Task description> Omit all images. Write out the rest of the material exactly.

Recorded information>
>>>

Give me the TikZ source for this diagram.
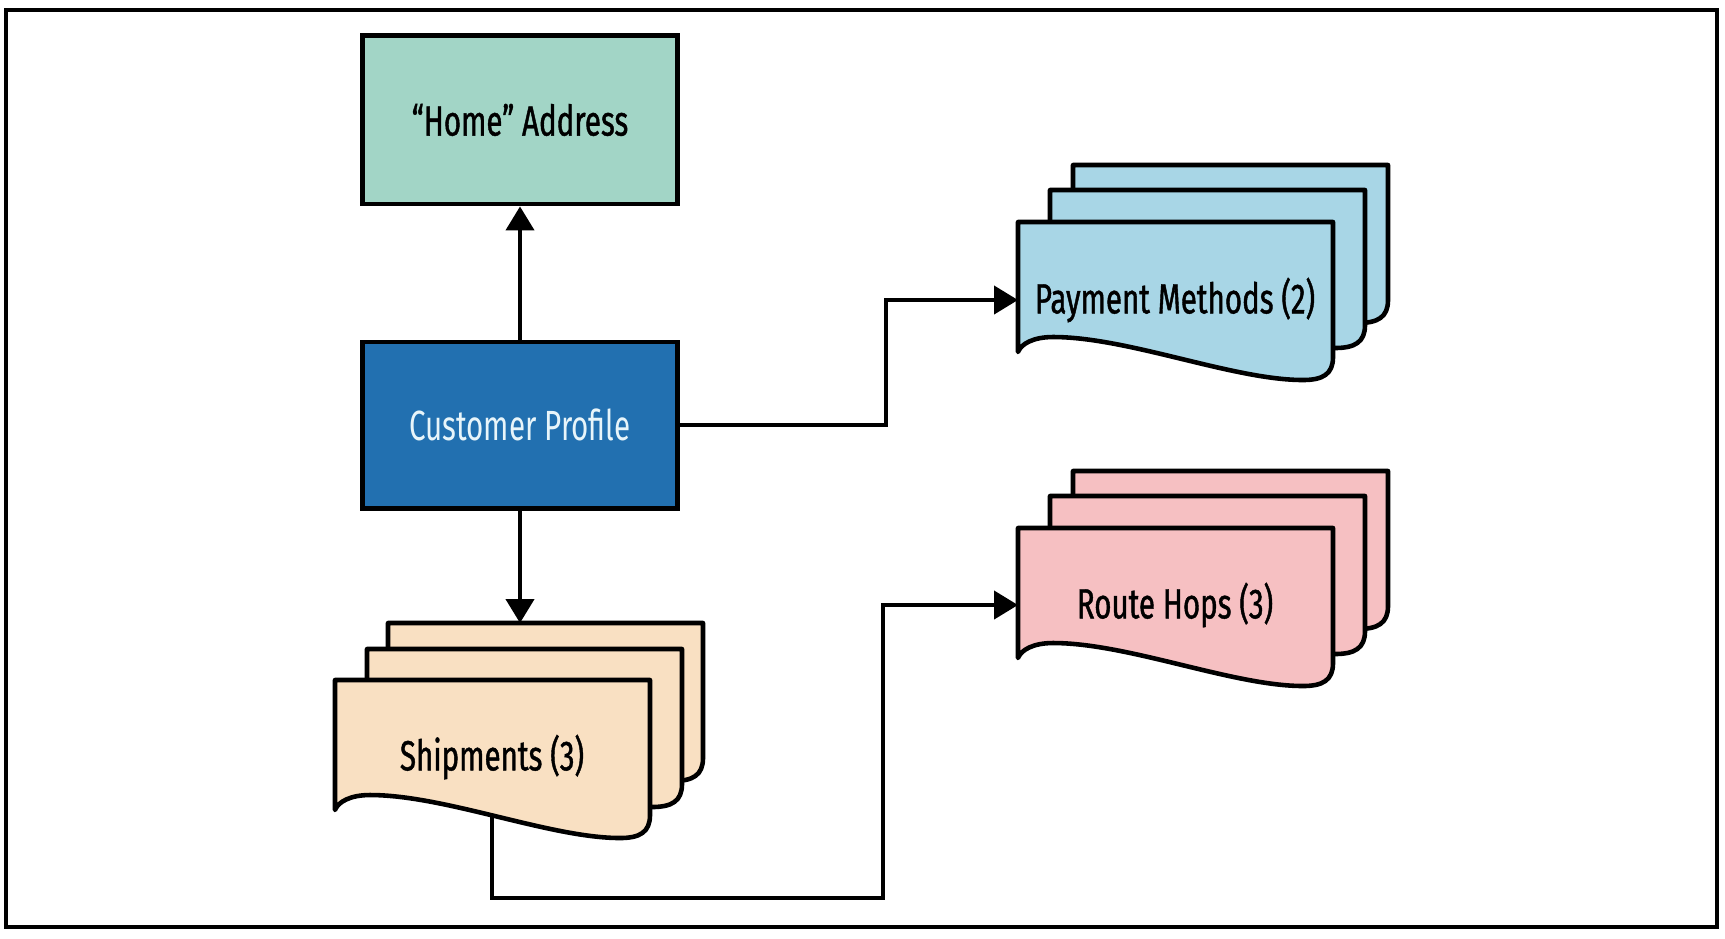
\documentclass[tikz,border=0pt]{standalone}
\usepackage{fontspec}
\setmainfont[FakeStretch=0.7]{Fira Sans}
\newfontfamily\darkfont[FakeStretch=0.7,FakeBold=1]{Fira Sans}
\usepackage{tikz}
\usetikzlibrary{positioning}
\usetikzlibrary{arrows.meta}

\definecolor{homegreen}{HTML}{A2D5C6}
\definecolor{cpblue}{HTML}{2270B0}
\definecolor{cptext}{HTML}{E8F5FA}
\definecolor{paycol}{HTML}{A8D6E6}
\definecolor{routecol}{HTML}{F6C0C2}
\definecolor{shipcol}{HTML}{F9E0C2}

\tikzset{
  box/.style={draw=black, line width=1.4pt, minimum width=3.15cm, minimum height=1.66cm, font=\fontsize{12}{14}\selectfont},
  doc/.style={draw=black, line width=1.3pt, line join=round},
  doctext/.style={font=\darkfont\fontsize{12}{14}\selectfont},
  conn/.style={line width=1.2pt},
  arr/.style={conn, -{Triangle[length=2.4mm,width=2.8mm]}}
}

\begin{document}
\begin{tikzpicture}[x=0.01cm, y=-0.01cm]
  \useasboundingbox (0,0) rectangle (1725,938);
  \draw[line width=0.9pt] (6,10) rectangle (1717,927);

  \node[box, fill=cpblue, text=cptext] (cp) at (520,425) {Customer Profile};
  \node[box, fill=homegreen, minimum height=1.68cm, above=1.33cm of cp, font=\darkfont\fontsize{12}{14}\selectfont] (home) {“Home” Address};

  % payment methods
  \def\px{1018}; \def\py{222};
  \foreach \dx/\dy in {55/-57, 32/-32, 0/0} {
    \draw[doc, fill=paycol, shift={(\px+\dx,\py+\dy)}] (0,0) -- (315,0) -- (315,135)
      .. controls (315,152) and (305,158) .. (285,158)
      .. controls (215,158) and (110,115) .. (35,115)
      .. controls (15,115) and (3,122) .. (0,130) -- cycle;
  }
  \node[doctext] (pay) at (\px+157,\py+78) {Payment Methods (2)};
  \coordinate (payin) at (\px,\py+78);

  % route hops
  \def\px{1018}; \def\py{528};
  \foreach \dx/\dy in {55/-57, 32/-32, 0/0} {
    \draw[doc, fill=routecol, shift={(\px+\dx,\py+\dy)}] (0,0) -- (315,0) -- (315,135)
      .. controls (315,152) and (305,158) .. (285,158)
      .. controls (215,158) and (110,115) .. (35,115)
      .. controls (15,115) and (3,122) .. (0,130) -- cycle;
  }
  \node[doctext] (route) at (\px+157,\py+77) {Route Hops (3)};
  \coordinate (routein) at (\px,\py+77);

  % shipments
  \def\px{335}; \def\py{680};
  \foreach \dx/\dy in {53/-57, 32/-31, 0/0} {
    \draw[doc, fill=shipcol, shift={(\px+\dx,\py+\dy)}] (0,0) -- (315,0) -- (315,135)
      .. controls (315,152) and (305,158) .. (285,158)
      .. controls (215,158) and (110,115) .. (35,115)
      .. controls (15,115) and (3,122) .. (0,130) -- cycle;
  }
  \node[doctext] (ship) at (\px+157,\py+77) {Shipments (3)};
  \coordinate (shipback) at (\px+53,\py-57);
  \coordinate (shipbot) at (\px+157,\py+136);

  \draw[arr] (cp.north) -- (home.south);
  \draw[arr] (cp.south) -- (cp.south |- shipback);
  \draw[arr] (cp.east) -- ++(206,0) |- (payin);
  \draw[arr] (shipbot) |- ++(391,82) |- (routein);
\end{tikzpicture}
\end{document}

<<<

Task result>
Give me the TikZ source for this diagram.
\documentclass[tikz,border=0pt]{standalone}
\usepackage{fontspec}
\setmainfont[FakeStretch=0.7]{Fira Sans}
\newfontfamily\darkfont[FakeStretch=0.7,FakeBold=1]{Fira Sans}
\usepackage{tikz}
\usetikzlibrary{positioning}
\usetikzlibrary{arrows.meta}

\definecolor{homegreen}{HTML}{A2D5C6}
\definecolor{cpblue}{HTML}{2270B0}
\definecolor{cptext}{HTML}{E8F5FA}
\definecolor{paycol}{HTML}{A8D6E6}
\definecolor{routecol}{HTML}{F6C0C2}
\definecolor{shipcol}{HTML}{F9E0C2}

\tikzset{
  box/.style={draw=black, line width=1.4pt, minimum width=3.15cm, minimum height=1.66cm, font=\fontsize{12}{14}\selectfont},
  doc/.style={draw=black, line width=1.3pt, line join=round},
  doctext/.style={font=\darkfont\fontsize{12}{14}\selectfont},
  conn/.style={line width=1.2pt},
  arr/.style={conn, -{Triangle[length=2.4mm,width=2.8mm]}}
}

\begin{document}
\begin{tikzpicture}[x=0.01cm, y=-0.01cm]
  \useasboundingbox (0,0) rectangle (1725,938);
  \draw[line width=0.9pt] (6,10) rectangle (1717,927);

  \node[box, fill=cpblue, text=cptext] (cp) at (520,425) {Customer Profile};
  \node[box, fill=homegreen, minimum height=1.68cm, above=1.33cm of cp, font=\darkfont\fontsize{12}{14}\selectfont] (home) {“Home” Address};

  % payment methods
  \def\px{1018}; \def\py{222};
  \foreach \dx/\dy in {55/-57, 32/-32, 0/0} {
    \draw[doc, fill=paycol, shift={(\px+\dx,\py+\dy)}] (0,0) -- (315,0) -- (315,135)
      .. controls (315,152) and (305,158) .. (285,158)
      .. controls (215,158) and (110,115) .. (35,115)
      .. controls (15,115) and (3,122) .. (0,130) -- cycle;
  }
  \node[doctext] (pay) at (\px+157,\py+78) {Payment Methods (2)};
  \coordinate (payin) at (\px,\py+78);

  % route hops
  \def\px{1018}; \def\py{528};
  \foreach \dx/\dy in {55/-57, 32/-32, 0/0} {
    \draw[doc, fill=routecol, shift={(\px+\dx,\py+\dy)}] (0,0) -- (315,0) -- (315,135)
      .. controls (315,152) and (305,158) .. (285,158)
      .. controls (215,158) and (110,115) .. (35,115)
      .. controls (15,115) and (3,122) .. (0,130) -- cycle;
  }
  \node[doctext] (route) at (\px+157,\py+77) {Route Hops (3)};
  \coordinate (routein) at (\px,\py+77);

  % shipments
  \def\px{335}; \def\py{680};
  \foreach \dx/\dy in {53/-57, 32/-31, 0/0} {
    \draw[doc, fill=shipcol, shift={(\px+\dx,\py+\dy)}] (0,0) -- (315,0) -- (315,135)
      .. controls (315,152) and (305,158) .. (285,158)
      .. controls (215,158) and (110,115) .. (35,115)
      .. controls (15,115) and (3,122) .. (0,130) -- cycle;
  }
  \node[doctext] (ship) at (\px+157,\py+77) {Shipments (3)};
  \coordinate (shipback) at (\px+53,\py-57);
  \coordinate (shipbot) at (\px+157,\py+136);

  \draw[arr] (cp.north) -- (home.south);
  \draw[arr] (cp.south) -- (cp.south |- shipback);
  \draw[arr] (cp.east) -- ++(206,0) |- (payin);
  \draw[arr] (shipbot) |- ++(391,82) |- (routein);
\end{tikzpicture}
\end{document}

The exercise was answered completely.